** Begin DATASET EXTRACT **

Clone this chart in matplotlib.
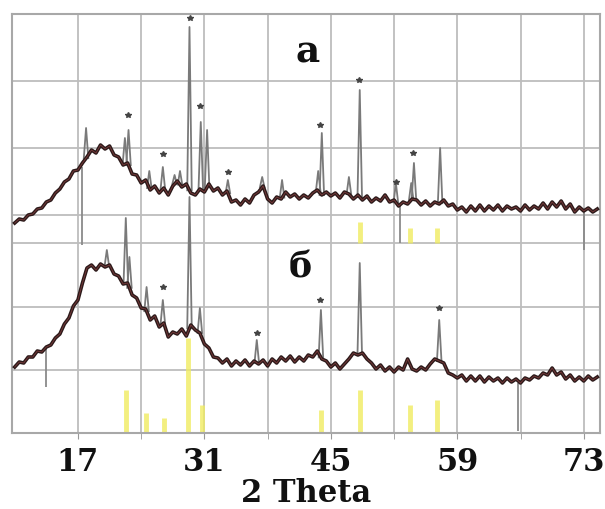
import numpy as np
import matplotlib
matplotlib.use("Agg")
import matplotlib.pyplot as plt

# 2-theta grid of the hand-read background (0.5 deg step)
theta = np.arange(10.0, 74.51, 0.5)

# background of pattern "а" (upper), arbitrary intensity units
bg_a = [210, 214, 213, 218, 219, 224, 225, 231, 233, 240, 244, 251, 254, 262, 263, 270,
        276, 283, 280, 288, 284, 287, 278, 276, 268, 270, 259, 258, 250, 253, 243, 247,
        240, 245, 238, 247, 252, 246, 249, 240, 238, 244, 241, 249, 242, 245, 238, 242,
        231, 233, 228, 234, 230, 238, 241, 247, 234, 230, 236, 234, 241, 236, 239, 234,
        238, 235, 240, 243, 238, 241, 237, 240, 235, 241, 239, 234, 238, 233, 237, 231,
        235, 232, 238, 231, 233, 227, 231, 229, 234, 233, 228, 232, 227, 231, 229, 233,
        227, 229, 223, 226, 221, 227, 222, 228, 222, 227, 223, 228, 222, 227, 224, 226,
        222, 228, 223, 227, 224, 230, 224, 231, 226, 232, 224, 229, 221, 226, 222, 225,
        221, 224]

# background of pattern "б" (lower)
bg_b = [66, 71, 70, 76, 76, 82, 81, 86, 88, 95, 99, 109, 115, 127, 133, 150,
        165, 168, 163, 169, 166, 168, 159, 157, 149, 150, 138, 135, 125, 124, 113, 117,
        106, 110, 96, 101, 99, 104, 97, 108, 103, 100, 89, 85, 76, 75, 70, 74,
        67, 72, 68, 73, 67, 72, 69, 73, 67, 74, 70, 76, 72, 77, 71, 76,
        72, 78, 76, 82, 74, 72, 66, 70, 64, 69, 74, 80, 78, 80, 74, 70,
        64, 68, 62, 66, 61, 66, 63, 74, 64, 62, 66, 63, 69, 74, 72, 70,
        60, 58, 55, 58, 52, 57, 52, 57, 51, 56, 52, 55, 50, 55, 51, 54,
        50, 55, 53, 57, 55, 60, 58, 65, 58, 61, 54, 58, 52, 56, 52, 57,
        53, 56]

# sharp reflections: position (2theta) and apex intensity
peak_pos_a = [17.9, 22.2, 22.6, 24.9, 26.4, 27.7, 28.3, 29.35, 30.6, 31.3, 33.6,
              37.4, 39.6, 43.6, 44.0, 47.0, 48.2, 52.2, 53.9, 54.2, 57.1]
peak_int_a = [305, 295, 303, 262, 266, 258, 262, 406, 311, 303, 253,
              256, 253, 262, 300, 256, 343, 250, 250, 270, 285]

peak_pos_b = [20.2, 22.3, 22.7, 24.6, 26.4, 29.35, 30.5, 36.8, 43.9, 48.2, 57.0]
peak_int_b = [183, 215, 176, 146, 133, 236, 125, 93, 123, 170, 113]

# marked reflections (small stars)
star_pos_a = [22.5, 26.4, 29.4, 30.5, 33.6, 43.8, 48.1, 52.2, 54.1]
star_int_a = [318, 279, 415, 327, 261, 308, 353, 251, 280]
star_pos_b = [26.4, 36.8, 43.8, 57.0]
star_int_b = [146, 100, 133, 125]

# grey spikes: position, low, high
spike_pos = [17.4, 52.7, 73.0, 13.5, 65.7]
spike_lo = [188, 190, 183, 46, 2]
spike_hi = [266, 230, 222, 86, 50]

# yellow reference lines: position, low, high
ref_pos = [22.3, 24.5, 26.5, 29.2, 30.7, 43.9, 48.2, 53.8, 56.8, 48.2, 53.8, 56.8]
ref_lo = [0, 0, 0, 0, 0, 0, 0, 0, 0, 190, 190, 190]
ref_hi = [43, 20, 15, 95, 28, 23, 43, 28, 33, 211, 205, 205]

x_labels = [17, 31, 45, 59, 73]
x_minor = [24, 38, 52, 66]
y_grid = [63, 126, 190, 218, 285, 352]

fig = plt.figure(figsize=(6.05, 5.09), dpi=100)
ax = fig.add_axes([12 / 605, 76 / 509, 588 / 605, 419 / 509])

grid_c = '#bdbdbd'
for xv in x_labels + x_minor:
    ax.axvline(xv, color=grid_c, lw=1.3, zorder=0)
for yv in y_grid:
    ax.axhline(yv, color=grid_c, lw=1.3, zorder=0)

ax.vlines(ref_pos, ref_lo, ref_hi, color='#f0ec60', lw=3.5, alpha=0.8, zorder=1)
ax.vlines(spike_pos, spike_lo, spike_hi, color='#8a8a8a', lw=1.3, zorder=2)

hw = 0.25
for bg, pos, inten in ((bg_a, peak_pos_a, peak_int_a), (bg_b, peak_pos_b, peak_int_b)):
    for p, h in zip(pos, inten):
        base = np.interp(p, theta, bg)
        ax.plot([p - hw, p, p + hw], [base, h, base], color='#7a7a7a', lw=1.3, zorder=3)
    ax.plot(theta, bg, color='#2b1a1a', lw=2.6, zorder=4)
    ax.plot(theta, bg, color='#b05050', lw=0.6, alpha=0.6, zorder=5)

ax.plot(star_pos_a, star_int_a, ls='none', marker='*', ms=4, color='#444444', zorder=6)
ax.plot(star_pos_b, star_int_b, ls='none', marker='*', ms=4, color='#444444', zorder=6)

ax.text(42.4, 381, 'а', fontsize=27, fontweight='bold', family='DejaVu Serif',
        ha='center', va='center', color='#111111')
ax.text(41.6, 166, 'б', fontsize=25, fontweight='bold', family='DejaVu Serif',
        ha='center', va='center', color='#111111')

ax.set_xlim(9.7, 74.8)
ax.set_ylim(0, 419)
ax.set_xticks(x_labels)
ax.set_xticks(x_minor, minor=True)
ax.set_xticklabels([str(v) for v in x_labels], fontsize=22, fontweight='bold',
                   family='DejaVu Serif', color='#111111')
ax.tick_params(axis='x', which='both', length=4, color='#999999', pad=6)
ax.set_yticks([])
ax.set_xlabel('2 Theta', fontsize=22, fontweight='bold', family='DejaVu Serif',
              color='#111111', labelpad=0)
for s in ax.spines.values():
    s.set_color('#a8a8a8')
    s.set_linewidth(1.5)

fig.savefig('out.png', dpi=100)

** End DATASET EXTRACT **

Copy every line of the listing that includes the string "matplotlib".

Clone this chart in matplotlib.
import matplotlib
matplotlib.use("Agg")
import matplotlib.pyplot as plt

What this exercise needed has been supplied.